▶ [Directions for this task]: Transcribe each line of the material as it is, and drop any picture.

▶ [Data excerpt]:
- - - - -

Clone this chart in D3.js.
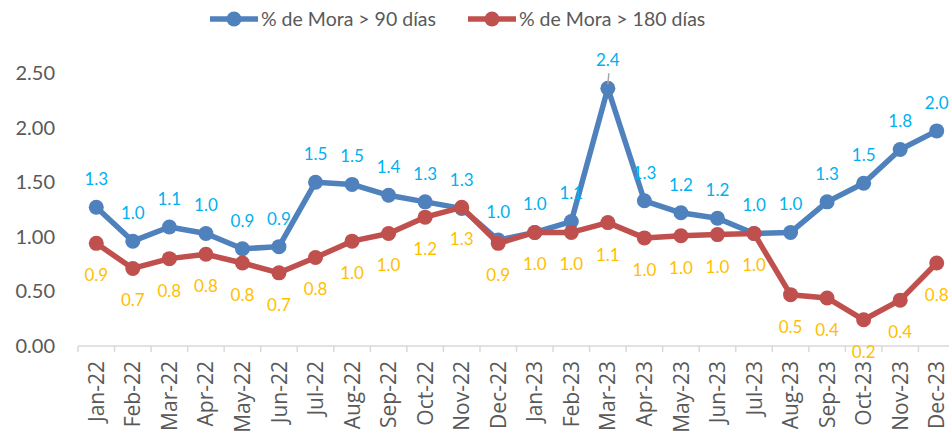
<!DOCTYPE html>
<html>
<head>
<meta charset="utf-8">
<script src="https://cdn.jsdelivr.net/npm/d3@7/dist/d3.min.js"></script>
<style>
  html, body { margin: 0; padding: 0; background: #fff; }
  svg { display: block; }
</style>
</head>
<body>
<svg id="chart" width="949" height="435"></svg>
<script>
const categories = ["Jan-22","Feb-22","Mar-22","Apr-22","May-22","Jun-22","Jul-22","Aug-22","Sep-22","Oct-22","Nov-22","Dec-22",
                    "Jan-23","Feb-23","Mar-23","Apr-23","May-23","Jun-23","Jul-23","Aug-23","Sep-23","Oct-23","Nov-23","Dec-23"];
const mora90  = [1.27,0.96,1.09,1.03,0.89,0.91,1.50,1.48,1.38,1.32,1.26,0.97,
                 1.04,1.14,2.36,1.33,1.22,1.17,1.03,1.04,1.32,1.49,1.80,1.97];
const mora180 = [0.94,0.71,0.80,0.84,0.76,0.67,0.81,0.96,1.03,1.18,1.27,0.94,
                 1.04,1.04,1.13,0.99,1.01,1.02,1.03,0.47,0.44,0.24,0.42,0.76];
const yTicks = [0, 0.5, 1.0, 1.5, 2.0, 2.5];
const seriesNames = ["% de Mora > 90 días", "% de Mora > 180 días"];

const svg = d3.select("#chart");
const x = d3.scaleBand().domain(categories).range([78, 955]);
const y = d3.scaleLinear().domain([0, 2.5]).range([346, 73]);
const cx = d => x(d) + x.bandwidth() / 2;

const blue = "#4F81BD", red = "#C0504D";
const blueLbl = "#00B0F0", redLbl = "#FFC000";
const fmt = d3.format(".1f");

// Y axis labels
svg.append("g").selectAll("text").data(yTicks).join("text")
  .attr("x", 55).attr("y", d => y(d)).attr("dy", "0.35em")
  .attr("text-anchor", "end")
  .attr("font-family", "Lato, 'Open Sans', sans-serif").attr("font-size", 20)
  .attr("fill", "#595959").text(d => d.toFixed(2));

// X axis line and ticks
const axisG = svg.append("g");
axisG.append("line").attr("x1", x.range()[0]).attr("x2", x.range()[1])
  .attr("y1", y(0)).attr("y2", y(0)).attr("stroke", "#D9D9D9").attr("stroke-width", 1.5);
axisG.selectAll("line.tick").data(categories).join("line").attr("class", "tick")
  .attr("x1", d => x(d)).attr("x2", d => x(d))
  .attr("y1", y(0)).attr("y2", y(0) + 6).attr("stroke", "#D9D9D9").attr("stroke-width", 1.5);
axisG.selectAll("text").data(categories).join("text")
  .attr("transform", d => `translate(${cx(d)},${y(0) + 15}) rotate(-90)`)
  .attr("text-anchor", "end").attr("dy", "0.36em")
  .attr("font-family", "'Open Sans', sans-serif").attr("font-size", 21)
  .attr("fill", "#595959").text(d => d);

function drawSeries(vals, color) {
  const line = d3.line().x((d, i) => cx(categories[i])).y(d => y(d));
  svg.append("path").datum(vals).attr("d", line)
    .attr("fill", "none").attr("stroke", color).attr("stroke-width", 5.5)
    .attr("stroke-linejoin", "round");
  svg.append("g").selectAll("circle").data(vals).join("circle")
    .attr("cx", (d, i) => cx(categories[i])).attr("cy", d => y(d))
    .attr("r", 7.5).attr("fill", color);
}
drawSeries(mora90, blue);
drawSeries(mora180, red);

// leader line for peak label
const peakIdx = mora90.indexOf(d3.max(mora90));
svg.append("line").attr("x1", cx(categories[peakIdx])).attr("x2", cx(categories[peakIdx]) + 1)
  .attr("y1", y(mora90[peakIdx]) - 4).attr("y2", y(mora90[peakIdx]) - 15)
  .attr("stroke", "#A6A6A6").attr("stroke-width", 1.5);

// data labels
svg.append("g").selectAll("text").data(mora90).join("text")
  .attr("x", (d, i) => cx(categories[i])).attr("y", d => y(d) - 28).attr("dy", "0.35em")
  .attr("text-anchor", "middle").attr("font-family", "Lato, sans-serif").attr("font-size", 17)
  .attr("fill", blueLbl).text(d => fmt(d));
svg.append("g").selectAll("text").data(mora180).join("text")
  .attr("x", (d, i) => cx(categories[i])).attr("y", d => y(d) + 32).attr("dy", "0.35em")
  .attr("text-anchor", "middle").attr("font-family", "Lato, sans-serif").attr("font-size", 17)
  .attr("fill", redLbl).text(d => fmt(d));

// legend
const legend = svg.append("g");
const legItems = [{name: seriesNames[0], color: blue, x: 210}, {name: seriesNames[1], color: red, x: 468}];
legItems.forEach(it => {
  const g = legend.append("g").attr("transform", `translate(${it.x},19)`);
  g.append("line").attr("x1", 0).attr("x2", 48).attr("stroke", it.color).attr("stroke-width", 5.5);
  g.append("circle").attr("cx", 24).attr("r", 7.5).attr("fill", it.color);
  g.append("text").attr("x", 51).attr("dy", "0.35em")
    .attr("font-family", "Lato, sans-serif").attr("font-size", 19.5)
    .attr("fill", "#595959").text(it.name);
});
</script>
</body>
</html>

- - - - -

▶ [Expected output]:
Clone this chart in D3.js.
<!DOCTYPE html>
<html>
<head>
<meta charset="utf-8">
<script src="https://cdn.jsdelivr.net/npm/d3@7/dist/d3.min.js"></script>
<style>
  html, body { margin: 0; padding: 0; background: #fff; }
  svg { display: block; }
</style>
</head>
<body>
<svg id="chart" width="949" height="435"></svg>
<script>
const categories = ["Jan-22","Feb-22","Mar-22","Apr-22","May-22","Jun-22","Jul-22","Aug-22","Sep-22","Oct-22","Nov-22","Dec-22",
                    "Jan-23","Feb-23","Mar-23","Apr-23","May-23","Jun-23","Jul-23","Aug-23","Sep-23","Oct-23","Nov-23","Dec-23"];
const mora90  = [1.27,0.96,1.09,1.03,0.89,0.91,1.50,1.48,1.38,1.32,1.26,0.97,
                 1.04,1.14,2.36,1.33,1.22,1.17,1.03,1.04,1.32,1.49,1.80,1.97];
const mora180 = [0.94,0.71,0.80,0.84,0.76,0.67,0.81,0.96,1.03,1.18,1.27,0.94,
                 1.04,1.04,1.13,0.99,1.01,1.02,1.03,0.47,0.44,0.24,0.42,0.76];
const yTicks = [0, 0.5, 1.0, 1.5, 2.0, 2.5];
const seriesNames = ["% de Mora > 90 días", "% de Mora > 180 días"];

const svg = d3.select("#chart");
const x = d3.scaleBand().domain(categories).range([78, 955]);
const y = d3.scaleLinear().domain([0, 2.5]).range([346, 73]);
const cx = d => x(d) + x.bandwidth() / 2;

const blue = "#4F81BD", red = "#C0504D";
const blueLbl = "#00B0F0", redLbl = "#FFC000";
const fmt = d3.format(".1f");

// Y axis labels
svg.append("g").selectAll("text").data(yTicks).join("text")
  .attr("x", 55).attr("y", d => y(d)).attr("dy", "0.35em")
  .attr("text-anchor", "end")
  .attr("font-family", "Lato, 'Open Sans', sans-serif").attr("font-size", 20)
  .attr("fill", "#595959").text(d => d.toFixed(2));

// X axis line and ticks
const axisG = svg.append("g");
axisG.append("line").attr("x1", x.range()[0]).attr("x2", x.range()[1])
  .attr("y1", y(0)).attr("y2", y(0)).attr("stroke", "#D9D9D9").attr("stroke-width", 1.5);
axisG.selectAll("line.tick").data(categories).join("line").attr("class", "tick")
  .attr("x1", d => x(d)).attr("x2", d => x(d))
  .attr("y1", y(0)).attr("y2", y(0) + 6).attr("stroke", "#D9D9D9").attr("stroke-width", 1.5);
axisG.selectAll("text").data(categories).join("text")
  .attr("transform", d => `translate(${cx(d)},${y(0) + 15}) rotate(-90)`)
  .attr("text-anchor", "end").attr("dy", "0.36em")
  .attr("font-family", "'Open Sans', sans-serif").attr("font-size", 21)
  .attr("fill", "#595959").text(d => d);

function drawSeries(vals, color) {
  const line = d3.line().x((d, i) => cx(categories[i])).y(d => y(d));
  svg.append("path").datum(vals).attr("d", line)
    .attr("fill", "none").attr("stroke", color).attr("stroke-width", 5.5)
    .attr("stroke-linejoin", "round");
  svg.append("g").selectAll("circle").data(vals).join("circle")
    .attr("cx", (d, i) => cx(categories[i])).attr("cy", d => y(d))
    .attr("r", 7.5).attr("fill", color);
}
drawSeries(mora90, blue);
drawSeries(mora180, red);

// leader line for peak label
const peakIdx = mora90.indexOf(d3.max(mora90));
svg.append("line").attr("x1", cx(categories[peakIdx])).attr("x2", cx(categories[peakIdx]) + 1)
  .attr("y1", y(mora90[peakIdx]) - 4).attr("y2", y(mora90[peakIdx]) - 15)
  .attr("stroke", "#A6A6A6").attr("stroke-width", 1.5);

// data labels
svg.append("g").selectAll("text").data(mora90).join("text")
  .attr("x", (d, i) => cx(categories[i])).attr("y", d => y(d) - 28).attr("dy", "0.35em")
  .attr("text-anchor", "middle").attr("font-family", "Lato, sans-serif").attr("font-size", 17)
  .attr("fill", blueLbl).text(d => fmt(d));
svg.append("g").selectAll("text").data(mora180).join("text")
  .attr("x", (d, i) => cx(categories[i])).attr("y", d => y(d) + 32).attr("dy", "0.35em")
  .attr("text-anchor", "middle").attr("font-family", "Lato, sans-serif").attr("font-size", 17)
  .attr("fill", redLbl).text(d => fmt(d));

// legend
const legend = svg.append("g");
const legItems = [{name: seriesNames[0], color: blue, x: 210}, {name: seriesNames[1], color: red, x: 468}];
legItems.forEach(it => {
  const g = legend.append("g").attr("transform", `translate(${it.x},19)`);
  g.append("line").attr("x1", 0).attr("x2", 48).attr("stroke", it.color).attr("stroke-width", 5.5);
  g.append("circle").attr("cx", 24).attr("r", 7.5).attr("fill", it.color);
  g.append("text").attr("x", 51).attr("dy", "0.35em")
    .attr("font-family", "Lato, sans-serif").attr("font-size", 19.5)
    .attr("fill", "#595959").text(it.name);
});
</script>
</body>
</html>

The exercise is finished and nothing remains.